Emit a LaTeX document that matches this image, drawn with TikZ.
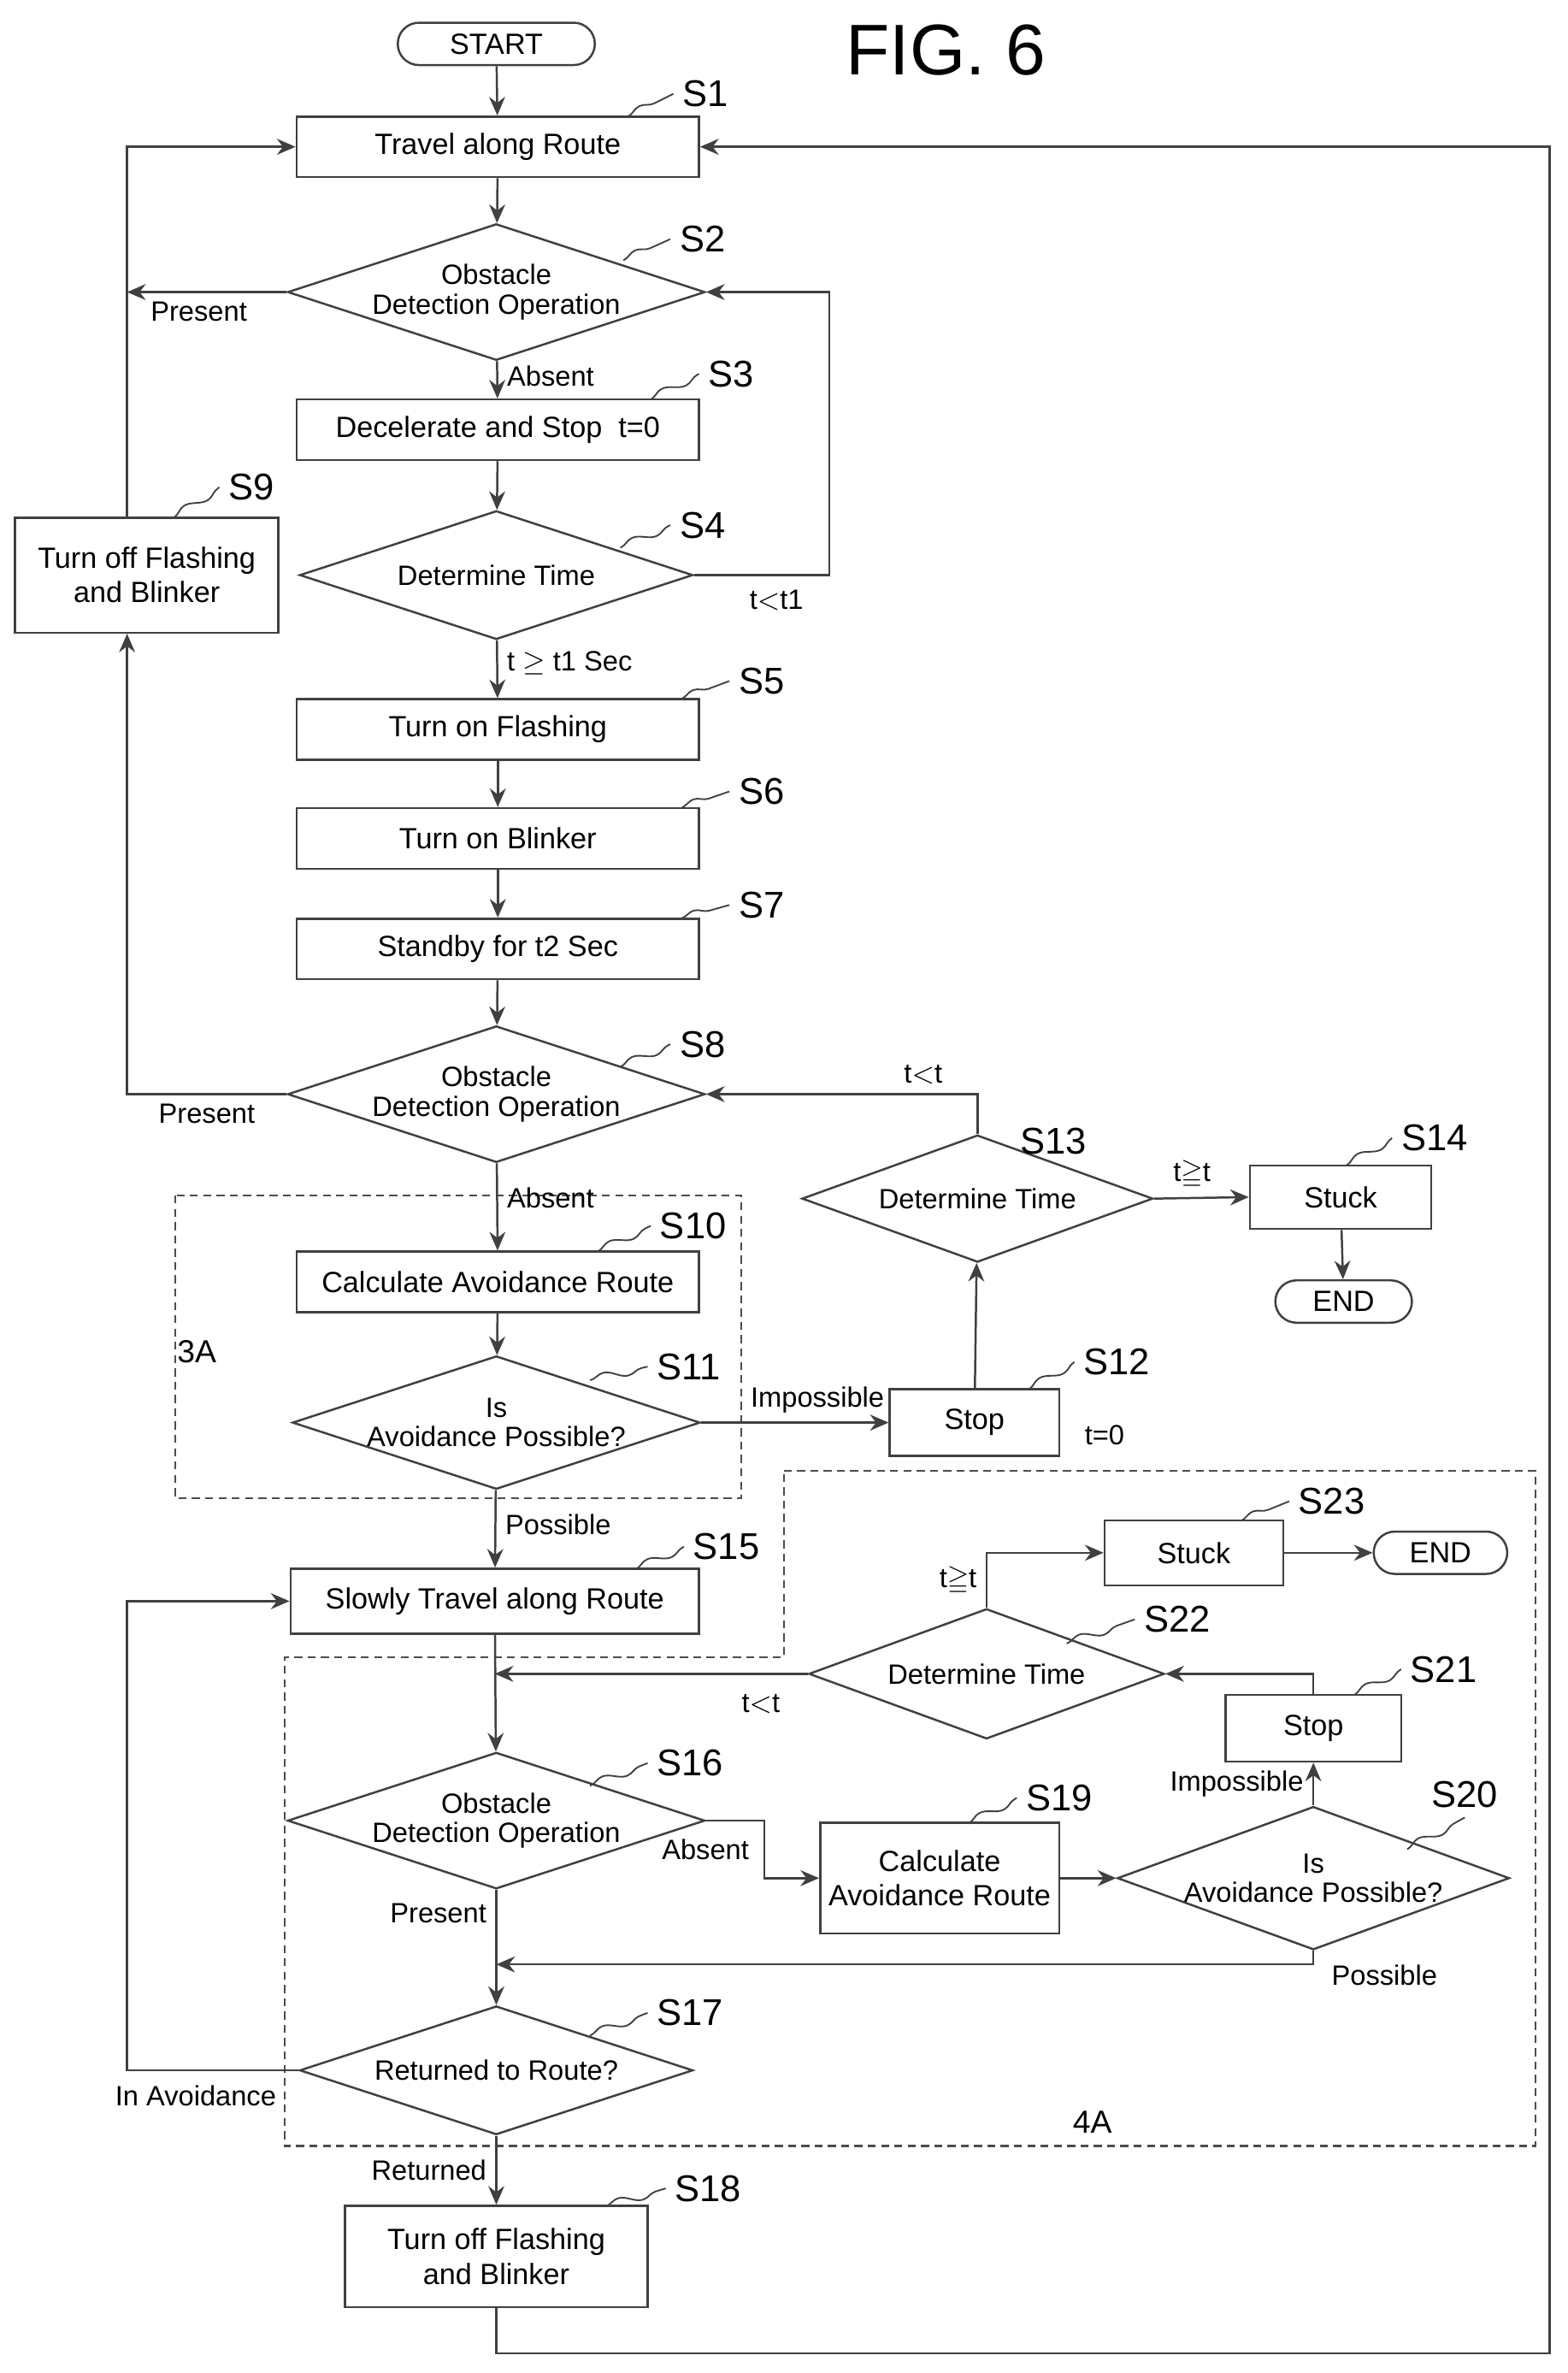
\documentclass[tikz,border=0pt]{standalone}
\usepackage{amssymb}
\usepackage{fontspec}
\setmainfont{Liberation Sans}
\usetikzlibrary{shapes.geometric,shapes.misc,arrows.meta,decorations.pathmorphing}

\tikzset{
  line/.style={draw=black!75, line width=0.8pt},
  arr/.style={line, -{Stealth[length=7pt,width=6pt]}},
  box/.style={line, rectangle, minimum width=5.32cm, minimum height=0.8cm, inner sep=2pt, align=center, font=\fontsize{11}{13}\selectfont},
  dec/.style={line, diamond, aspect=3.06, minimum width=5.2cm, minimum height=1.7cm, inner sep=0pt, align=center, font=\fontsize{10.5}{11}\selectfont},
  term/.style={line, rounded rectangle, minimum height=0.56cm, font=\fontsize{11}{13}\selectfont},
  steptext/.style={font=\fontsize{14}{14}\selectfont, anchor=west},
  tilde/.style={line, line width=0.6pt, decorate, decoration={snake, amplitude=1.6pt, segment length=0.62cm}},
  lbl/.style={font=\fontsize{10.5}{12}\selectfont},
  region/.style={draw=black!70, line width=0.7pt, dash pattern=on 3pt off 2pt},
}

\newcommand{\steptag}[3]{%
  \node[steptext] (#3) at (#2) {#3};
  \draw[tilde] (#1) -- (#3.west);}

\begin{document}
\begin{tikzpicture}[x=0.02cm, y=-0.02cm]
  \useasboundingbox (0,0) rectangle (1036,1568);

  % dashed regions
  \draw[region] (116,790) rectangle (490,990);
  \node[font=\fontsize{12}{12}\selectfont] (r3a) at (130,893) {3A};
  \draw[region] (518,972) -- (1015,972) -- (1015,1418) -- (188,1418) -- (188,1095) -- (518,1095) -- cycle;
  \node[font=\fontsize{12}{12}\selectfont] (r4a) at (722,1402) {4A};

  \node[font=\fontsize{27}{27}\selectfont] (fig) at (625,33) {FIG. 6};

  % main column
  \node[term, minimum width=2.84cm] (start) at (328,29) {START};
  \node[box] (s1) at (329,97) {Travel along Route};
  \node[dec] (s2) at (328,193) {Obstacle\\Detection Operation};
  \node[box] (s3) at (329,284) {Decelerate and Stop\ \ t=0};
  \node[dec] (s4) at (328,380) {Determine Time};
  \node[box, minimum width=3.48cm, minimum height=1.52cm] (s9) at (97,380) {Turn off Flashing\\and Blinker};
  \node[box] (s5) at (329,482) {Turn on Flashing};
  \node[box] (s6) at (329,554) {Turn on Blinker};
  \node[box] (s7) at (329,627) {Standby for t2 Sec};
  \node[dec] (s8) at (328,723) {Obstacle\\Detection Operation};
  \node[box] (s10) at (329,847) {Calculate Avoidance Route};
  \node[dec] (s11) at (328,940) {Is\\Avoidance Possible?};
  \node[box, minimum width=2.24cm, minimum height=0.88cm] (s12) at (644,940) {Stop};
  \node[dec, minimum width=4.64cm, minimum height=1.68cm, aspect=2.76] (s13) at (646,792) {Determine Time};
  \node[box, minimum width=2.4cm, minimum height=0.84cm] (s14) at (886,791) {Stuck};
  \node[term, minimum width=2.04cm] (end1) at (888,860) {END};
  \node[box, minimum width=5.4cm, minimum height=0.86cm] (s15) at (327,1058) {Slowly Travel along Route};
  \node[dec, minimum width=4.7cm, minimum height=1.72cm, aspect=2.73] (s22) at (652,1106) {Determine Time};
  \node[box, minimum width=2.36cm, minimum height=0.86cm] (s23) at (789,1026) {Stuck};
  \node[term, minimum width=2.0cm] (end2) at (952,1026) {END};
  \node[box, minimum width=2.32cm, minimum height=0.88cm] (s21) at (868,1142) {Stop};
  \node[dec] (s16) at (328,1203) {Obstacle\\Detection Operation};
  \node[box, minimum width=3.16cm, minimum height=1.46cm] (s19) at (621,1241) {Calculate\\Avoidance Route};
  \node[dec, minimum width=4.72cm, minimum height=1.72cm, aspect=2.74] (s20) at (868,1241) {Is\\Avoidance Possible?};
  \node[dec] (s17) at (328,1368) {Returned to Route?};
  \node[box, minimum width=4.0cm, minimum height=1.34cm] (s18) at (328,1491) {Turn off Flashing\\and Blinker};

  % step numbers
  \steptag{415,77}{445,62}{S1}
  \steptag{412,172}{443,158}{S2}
  \steptag{430,264}{462,247}{S3}
  \steptag{410,362}{443,347}{S4}
  \steptag{115,342}{145,322}{S9}
  \steptag{450,462}{482,450}{S5}
  \steptag{450,534}{482,523}{S6}
  \steptag{450,607}{482,598}{S7}
  \steptag{410,705}{443,690}{S8}
  \steptag{395,827}{430,810}{S10}
  \steptag{390,912}{428,903}{S11}
  \steptag{680,918}{710,900}{S12}
  \node[steptext] (S13) at (668,754) {S13};
  \steptag{890,770}{920,752}{S14}
  \steptag{420,1037}{452,1022}{S15}
  \steptag{390,1180}{428,1165}{S16}
  \steptag{390,1345}{428,1330}{S17}
  \steptag{400,1458}{440,1446}{S18}
  \steptag{640,1205}{672,1188}{S19}
  \node[steptext] (S20) at (940,1186) {S20};
  \draw[tilde] (930,1222) -- (S20.south);
  \steptag{895,1120}{926,1103}{S21}
  \steptag{705,1086}{750,1070}{S22}
  \steptag{820,1005}{852,992}{S23}

  \coordinate (lx) at (84,0);
  \coordinate (rx) at (1024,0);
  \coordinate (ax) at (548,0);
  \coordinate (py) at (0,1298);
  \coordinate (by) at (0,1555);

  % connectors
  \draw[arr] (start) -- (s1);
  \draw[arr] (s1) -- (s2);
  \draw[arr] (s2) -- node[lbl, right, pos=0.4] {Absent} (s3);
  \draw[arr] (s2.west) -- node[lbl, below, pos=0.55] {Present} (lx |- s2.west);
  \draw[arr] (s9.north -| lx) -- (lx |- s1) -- (s1.west);
  \draw[arr] (s3) -- (s4);
  \draw[arr] (s4.east) -- (ax |- s4.east) -- node[lbl, pos=0.0, below left, xshift=-6pt, yshift=-2pt] {t$<$t1} (ax |- s2.east) -- (s2.east);
  \draw[arr] (s4) -- node[lbl, right, pos=0.4] {t $\geq$ t1 Sec} (s5);
  \draw[arr] (s5) -- (s6);
  \draw[arr] (s6) -- (s7);
  \draw[arr] (s7) -- (s8);
  \draw[arr] (s8.west) -- node[lbl, below, pos=0.5] {Present} (lx |- s8.west) -- (lx |- s9.south);
  \draw[arr] (s8) -- node[lbl, right, pos=0.4] {Absent} (s10);
  \draw[arr] (s10) -- (s11);
  \draw[arr] (s11.east) -- node[lbl, above, pos=0.62] {Impossible} (s12.west);
  \node[lbl] (t0) at (730,948) {t=0};
  \draw[arr] (s12) -- (s13);
  \draw[arr] (s13.north) -- (s13.north |- s8.east) -- node[lbl, above, pos=0.2] {t$<$t} (s8.east);
  \draw[arr] (s13.east) -- node[lbl, above, pos=0.4] {t$\geqq$t} (s14.west);
  \draw[arr] (s14) -- (end1);
  \draw[arr] (s11) -- node[lbl, right, pos=0.45] {Possible} (s15);
  \draw[arr] (s15) -- (s16);
  \draw[arr] (s22.west) -- node[lbl, below, pos=0.15, yshift=-4pt] {t$<$t} (s15.south |- s22.west);
  \draw[arr] (s22.north) -- node[lbl, left, pos=0.1, yshift=8pt] {t$\geqq$t} (s22.north |- s23.west) -- (s23.west);
  \draw[arr] (s23) -- (end2);
  \draw[arr] (s21.north) -- (s21.north |- s22.east) -- (s22.east);
  \draw[arr] (s16.east) -- (505,1203) -- node[lbl, left, pos=0.5, xshift=-2pt] {Absent} (505,1241) -- (s19.west);
  \draw[arr] (s16) -- node[lbl, left, pos=0.2] {Present} (s17);
  \draw[arr] (s19) -- (s20);
  \draw[arr] (s20) -- node[lbl, left, pos=0.5] {Impossible} (s21);
  \draw[arr] (s20.south) -- (s20.south |- py) -- (s16.south |- py);
  \node[lbl] (pos2) at (915,1305) {Possible};
  \draw[arr] (s17.west) -- node[lbl, below, pos=0.6, yshift=-2pt] {In Avoidance} (lx |- s17.west) -- (lx |- s15) -- (s15.west);
  \draw[arr] (s17) -- node[lbl, left, pos=0.5] {Returned} (s18);
  \draw[arr] (s18.south) -- (s18.south |- by) -- (rx |- by) -- (rx |- s1) -- (s1.east);
\end{tikzpicture}
\end{document}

_Task statement_
Write out exactly the lines between the start of the data and the line with "(fig) at (625,33)", including both, but none of the pictures.

_Answer for this exercise_
Emit a LaTeX document that matches this image, drawn with TikZ.
\documentclass[tikz,border=0pt]{standalone}
\usepackage{amssymb}
\usepackage{fontspec}
\setmainfont{Liberation Sans}
\usetikzlibrary{shapes.geometric,shapes.misc,arrows.meta,decorations.pathmorphing}

\tikzset{
  line/.style={draw=black!75, line width=0.8pt},
  arr/.style={line, -{Stealth[length=7pt,width=6pt]}},
  box/.style={line, rectangle, minimum width=5.32cm, minimum height=0.8cm, inner sep=2pt, align=center, font=\fontsize{11}{13}\selectfont},
  dec/.style={line, diamond, aspect=3.06, minimum width=5.2cm, minimum height=1.7cm, inner sep=0pt, align=center, font=\fontsize{10.5}{11}\selectfont},
  term/.style={line, rounded rectangle, minimum height=0.56cm, font=\fontsize{11}{13}\selectfont},
  steptext/.style={font=\fontsize{14}{14}\selectfont, anchor=west},
  tilde/.style={line, line width=0.6pt, decorate, decoration={snake, amplitude=1.6pt, segment length=0.62cm}},
  lbl/.style={font=\fontsize{10.5}{12}\selectfont},
  region/.style={draw=black!70, line width=0.7pt, dash pattern=on 3pt off 2pt},
}

\newcommand{\steptag}[3]{%
  \node[steptext] (#3) at (#2) {#3};
  \draw[tilde] (#1) -- (#3.west);}

\begin{document}
\begin{tikzpicture}[x=0.02cm, y=-0.02cm]
  \useasboundingbox (0,0) rectangle (1036,1568);

  % dashed regions
  \draw[region] (116,790) rectangle (490,990);
  \node[font=\fontsize{12}{12}\selectfont] (r3a) at (130,893) {3A};
  \draw[region] (518,972) -- (1015,972) -- (1015,1418) -- (188,1418) -- (188,1095) -- (518,1095) -- cycle;
  \node[font=\fontsize{12}{12}\selectfont] (r4a) at (722,1402) {4A};

  \node[font=\fontsize{27}{27}\selectfont] (fig) at (625,33) {FIG. 6};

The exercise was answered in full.